Not sure where to put file codespell_ignore_words.txt . Can you help?

Finally, should this really go into the Changelog?

DimitriPapadopoulos · 2021-09-15T10:42:27Z

I believe (some of) the linter issues predate my own changes (probably an effect of dos2unix).

glemaitre · 2021-09-15T11:42:37Z

We used black only on the code source and ignore the examples and tutorial up to now. In addition, we run flake8 only on the diff of each PR. If the spelling was inside of the tutorial, and this tutorial is not PEP8 compliant, then it would be logical that an error is raised. Looking at a couple of the failures, I could spot such errors. It might be worth making these files PEP8 compliant just for this PR (only the one modified).

Regarding the usage of codespell in the project, I think that it could be good. I personally use something similar locally in my vs code and it could be nice to have fewer typos in the project.

any thoughts @adrinjalali @thomasjpfan @NicolasHug?

NicolasHug · 2021-09-15T12:02:14Z

I'm generally happy with fixing and preventing typos, my only concern is the potential risk of false positives. Did you observe a lot of these in your local setup @glemaitre ?

As a technical detail on this PR, I feel like we should fix the CRLF issues in a separate PR. 6K+ lines of change is scary for us reviewers :p !

DimitriPapadopoulos · 2021-09-15T12:03:04Z

I'll move the dos2unix commit to a separate PR.

DimitriPapadopoulos · 2021-09-15T12:25:57Z

False positives I have seen myself:

a few variables names
a couple codespell bugs (complies => compiles or theses => thesis)
names of contributors or names from the bibliography
typos put there on purpose (see sklearn/feature_extraction/_stop_words.py)

Have a look at .github/codespell_ignore_words.txt for the false positives in scikit-learn.

glemaitre · 2021-09-15T12:45:30Z

I'm generally happy with fixing and preventing typos, my only concern is the potential risk of false positives. Did you observe a lot of these in your local setup @glemaitre ?

Locally I don't recall any false positives (or so few of them that I don't notice them) but I don't know if this extension uses the same engine.

thomasjpfan

I am happy with spell checking in the CI.

To complete the PR, I think we need to add something in the contributor guide to describe how to run this locally.

thomasjpfan · 2021-09-15T14:17:25Z

.github/codespell_ignore_words.txt

@@ -0,0 +1,38 @@
+aline
+amoungst
+ba


Some of the words in codespell_ignore_words.txt do not look like words?

Aline is a person's name from bibliography.
amoungst is a valid variant of amongst from sklearn/feature_extraction/_stop_words.py
ba is a variable name

amoungst is a valid variant of amongst from sklearn/feature_extraction/_stop_words.py

Is this safe to remove from the ignore list now that we ignore _stop_words.py?

Some of these variable names are not the best.

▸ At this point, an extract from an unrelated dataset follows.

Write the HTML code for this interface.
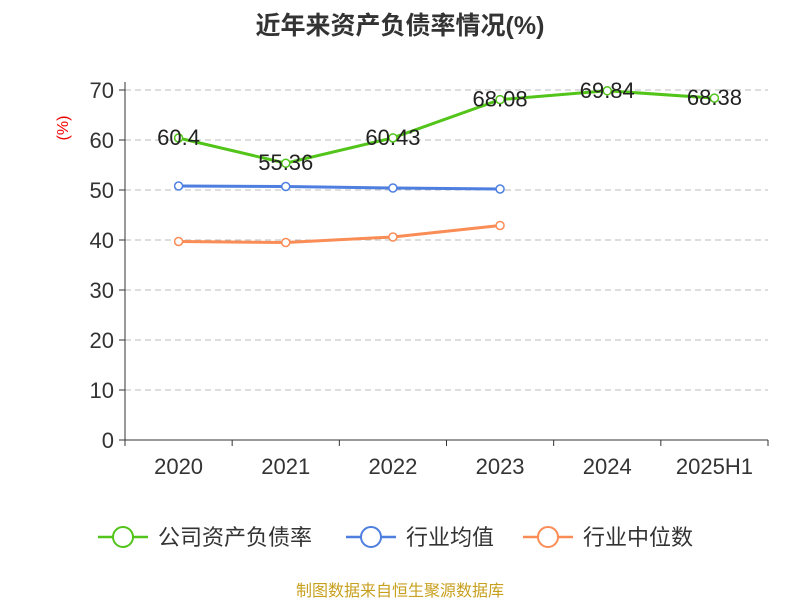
<!DOCTYPE html>
<html><head><meta charset="utf-8"><style>
body{margin:0;background:#fff;font-family:"Liberation Sans","Noto Sans CJK SC",sans-serif}
</style></head><body>
<svg width="800" height="600" xmlns="http://www.w3.org/2000/svg" font-family="Liberation Sans, Noto Sans CJK SC, sans-serif">
<text x="400" y="34" text-anchor="middle" font-size="25" font-weight="bold" fill="#333">近年来资产负债率情况(%)</text>
<text x="68" y="128" text-anchor="middle" font-size="16" fill="#e00" transform="rotate(-90 68 128)">(%)</text>
<g id="grid"></g><g id="axes"></g><g id="series"></g>
<g font-size="22" fill="#333">
<g><line x1="98" y1="537" x2="148" y2="537" stroke="#52c41a" stroke-width="2.5"/><circle cx="123" cy="537" r="10" fill="#fff" stroke="#52c41a" stroke-width="2"/><text x="158" y="545">公司资产负债率</text></g>
<g><line x1="346" y1="537" x2="396" y2="537" stroke="#4e7fe0" stroke-width="2.5"/><circle cx="371" cy="537" r="10" fill="#fff" stroke="#4e7fe0" stroke-width="2"/><text x="406" y="545">行业均值</text></g>
<g><line x1="523" y1="537" x2="573" y2="537" stroke="#fa8c55" stroke-width="2.5"/><circle cx="548" cy="537" r="10" fill="#fff" stroke="#fa8c55" stroke-width="2"/><text x="583" y="545">行业中位数</text></g>
</g>
<text x="400" y="596" text-anchor="middle" font-size="16" fill="#c8a020">制图数据来自恒生聚源数据库</text>
</svg>
<script>
const categories=["2020","2021","2022","2023","2024","2025H1"];
const companyValues=[60.4,55.36,60.43,68.08,69.84,68.38];
const avgValues=[50.8,50.7,50.4,50.2];
const medianValues=[39.7,39.5,40.6,42.9];
const yTicks=[0,10,20,30,40,50,60,70];
const NS="http://www.w3.org/2000/svg";
const x0=125,x1=768,yBase=440,yTop=90,yMax=70;
const band=(x1-x0)/categories.length;
const xs=i=>x0+band*(i+0.5);
const ys=v=>yBase-(v/yMax)*(yBase-yTop);
function mk(tag,attrs,parent){const e=document.createElementNS(NS,tag);for(const k in attrs)e.setAttribute(k,attrs[k]);parent.appendChild(e);return e;}
const grid=document.getElementById('grid'),axes=document.getElementById('axes'),ser=document.getElementById('series');
yTicks.forEach(t=>{
 if(t>0){const g=mk('line',{x1:x0,x2:x1,y1:ys(t),y2:ys(t),stroke:'#bbb','stroke-dasharray':'6,4'},grid);
 
 }
 const tk=mk('line',{x1:x0-6,x2:x0,y1:ys(t),y2:ys(t),stroke:'#333'},axes);
 
 
 const l=mk('text',{x:x0-11,y:ys(t)+8,'text-anchor':'end','font-size':22,fill:'#333'},axes);l.textContent=t;
 
 
});
const ya=mk('line',{x1:x0,x2:x0,y1:yTop-8,y2:yBase,stroke:'#333'},axes);


const xa=mk('line',{x1:x0,x2:x1,y1:yBase,y2:yBase,stroke:'#333'},axes);


for(let i=0;i<=categories.length;i++){const t=mk('line',{x1:x0+band*i,x2:x0+band*i,y1:yBase,y2:yBase+6,stroke:'#333'},axes);
 
 }
categories.forEach((c,i)=>{const l=mk('text',{x:xs(i),y:yBase+34,'text-anchor':'middle','font-size':22,fill:'#333'},axes);l.textContent=c;
 
 });
function series(vals,color,name,labels){
 const p=mk('polyline',{points:vals.map((v,i)=>xs(i)+','+ys(v)).join(' '),fill:'none',stroke:color,'stroke-width':3},ser);
 
 
 vals.forEach((v,i)=>{const c=mk('circle',{cx:xs(i),cy:ys(v),r:4,fill:'#fff',stroke:color,'stroke-width':1.5},ser);
  
  
  if(labels){const t=mk('text',{x:xs(i),y:ys(v)+7,'text-anchor':'middle','font-size':22,fill:'#222'},ser);t.textContent=v;
  
  }});
}
series(medianValues,'#fa8c55','industry-median',false);
series(avgValues,'#4e7fe0','industry-avg',false);
series(companyValues,'#52c41a','company',true);
</script>
</body></html>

In a follow up PR, we can start looking at the ignore list and try to remove some words and create better variable names for them.

Yes! I will remove amoungst from the list.

Not certain ba is an actual variable name. It might be a PDF command used when generating docs, or something similar, you cannot change. I'd have to run codespell without ignoring ba to tell you. Most variable names are actually (very) well chosen.

I have removed amoungst. Note that the compliesfalse positive might be the result of an actual codespell bug or new feature (codespell-project/codespell#2062).

ba is indeed a variable name is some cases, but it is also part of an URL!
http://ru.wikipedia.org/wiki/%D0%92%D0%B8%D0%BA%D0%B8%D0%BF%D0%B5%D0%B4%D0%B8%D1%8F

While codespell does have an --uri-ignore-words-list option, it has not been propagated to the GitHub action. I have opened another ticket for that (codespell-project/actions-codespell#36).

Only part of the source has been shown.